City sets Maspeth Bypass Plan timetable
by Daniel Bush
Feb 02, 2010 | 3644 views | 0 0 comments | 126 126 recommendations | email to a friend | print
Trucks traveling through Maspeth should enjoy Grand Avenue while they can.

The city has set a fall timetable for finalizing designs to reroute trucks away from the commercial strip where residents say they have caused tons of traffic and pollution for years. All that remains is deciding on a viable Maspeth Bypass Plan - something that has eluded the Department of Transportation (DOT) since Community Board 5 first proposed a different truck route in 2001.

Community leaders have called for action on the project ever since.

At a January 26th public forum, Maura McCarthy, DOT's Queens commissioner, said the community plan will be considered alongside other proposals being developed by an outside consultant as part of a two-year study of Maspeth's truck troubles.

It is expected an alternative route will be chosen by October, said McCarthy, after which the city would move to establish an official truck bypass route. A capital project must be approved beforehand.

She acknowledged residents' frustration that the bypass project has taken this long, but said the end is in sight, though she did not give an estimate of when the plan might be implemented.

“The community is right, it has been promised this for a number of years,” said McCarthy. “We're moving as quickly as we can now.”

CB5's proposed bypass route would send trucks exiting the Long Island Expressway down Maurice Avenue and 58th Street - through Maspeth's Industrial Business Zone - placing Grand Avenue off-limits. Currently, hundreds of east and westbound trucks use Grand Avenue each day, slowing traffic for local drivers.

A CB5 survey conducted in 2001 found that 994 large commercial trucks use Grand Avenue each day between the hours of 6 a.m. and 5 p.m. The figure - presumably higher today - does not include thousands of smaller trucks and vans.

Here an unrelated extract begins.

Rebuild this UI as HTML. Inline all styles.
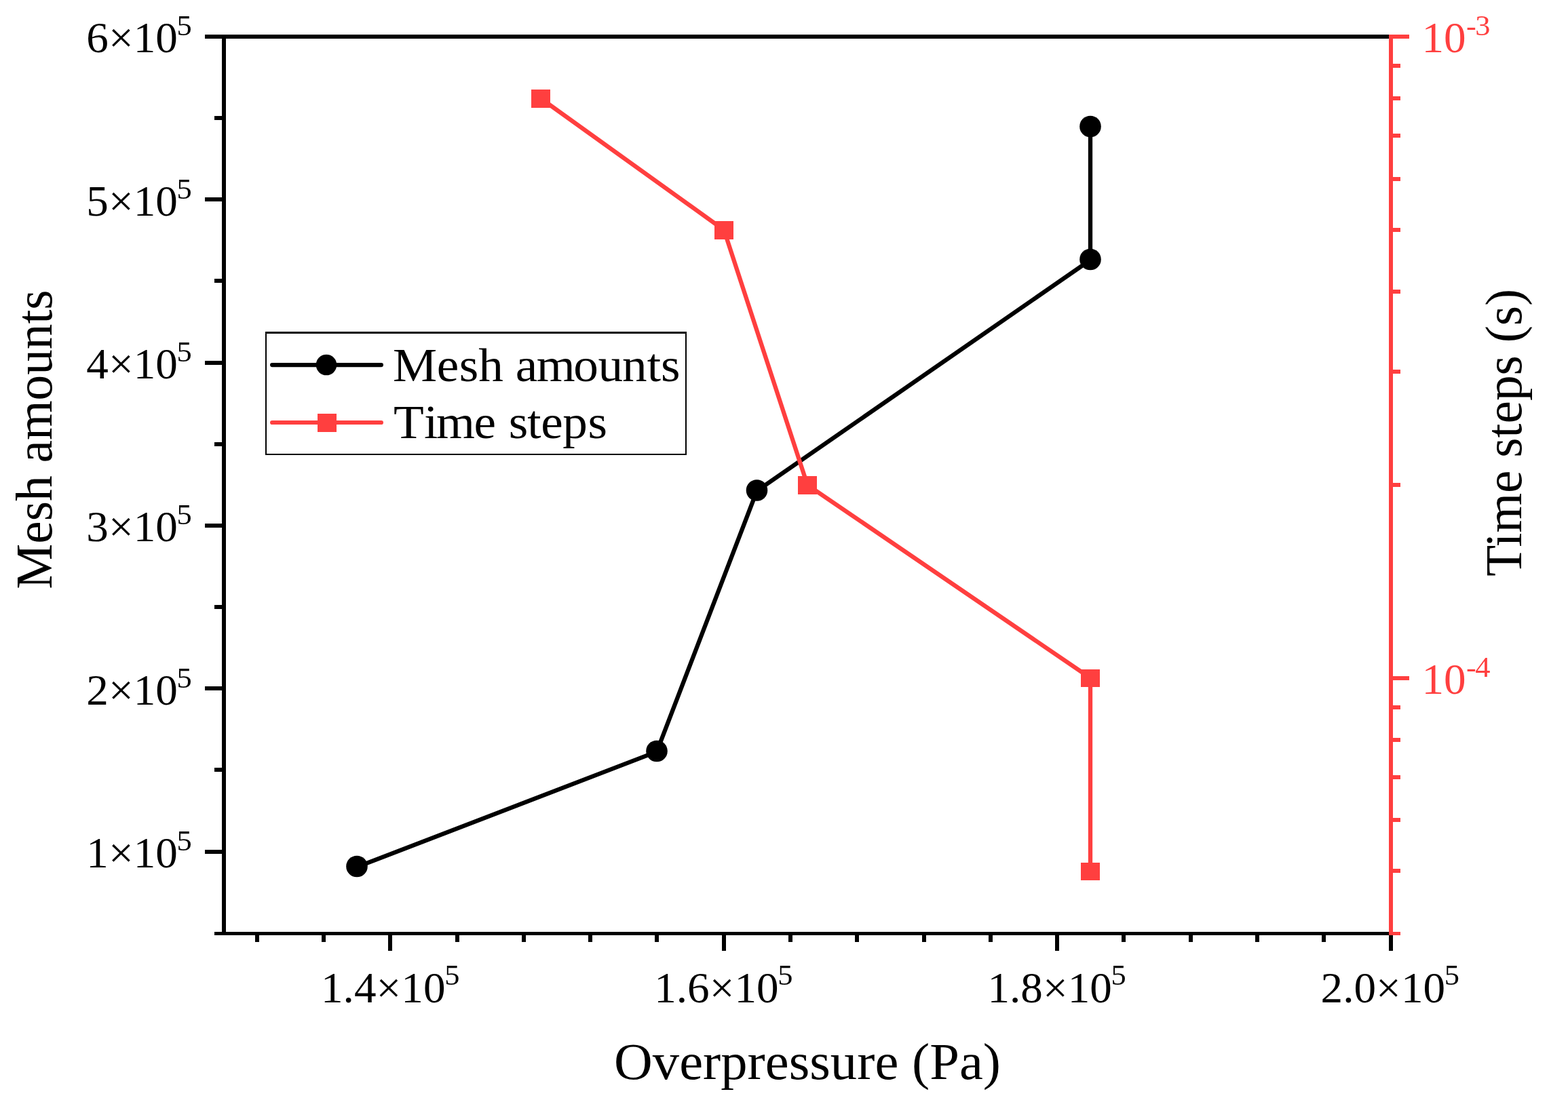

In a statement, Councilwoman Elizabeth Crowley said a new truck route was far overdue.

“It's time for the Department of Transportation to move forward with this project to drastically improve the flow of traffic for this overburdened area,” she said.

Vincent Arcuri, the chairman of CB5, said DOT is finally devoting serious attention to the issue. “I'm pleased that DOT has put in the resources for this,” he said. “We just have to keep them focused and talking to us.”

DOT is planning to present several alternative truck route options at a public forum in September.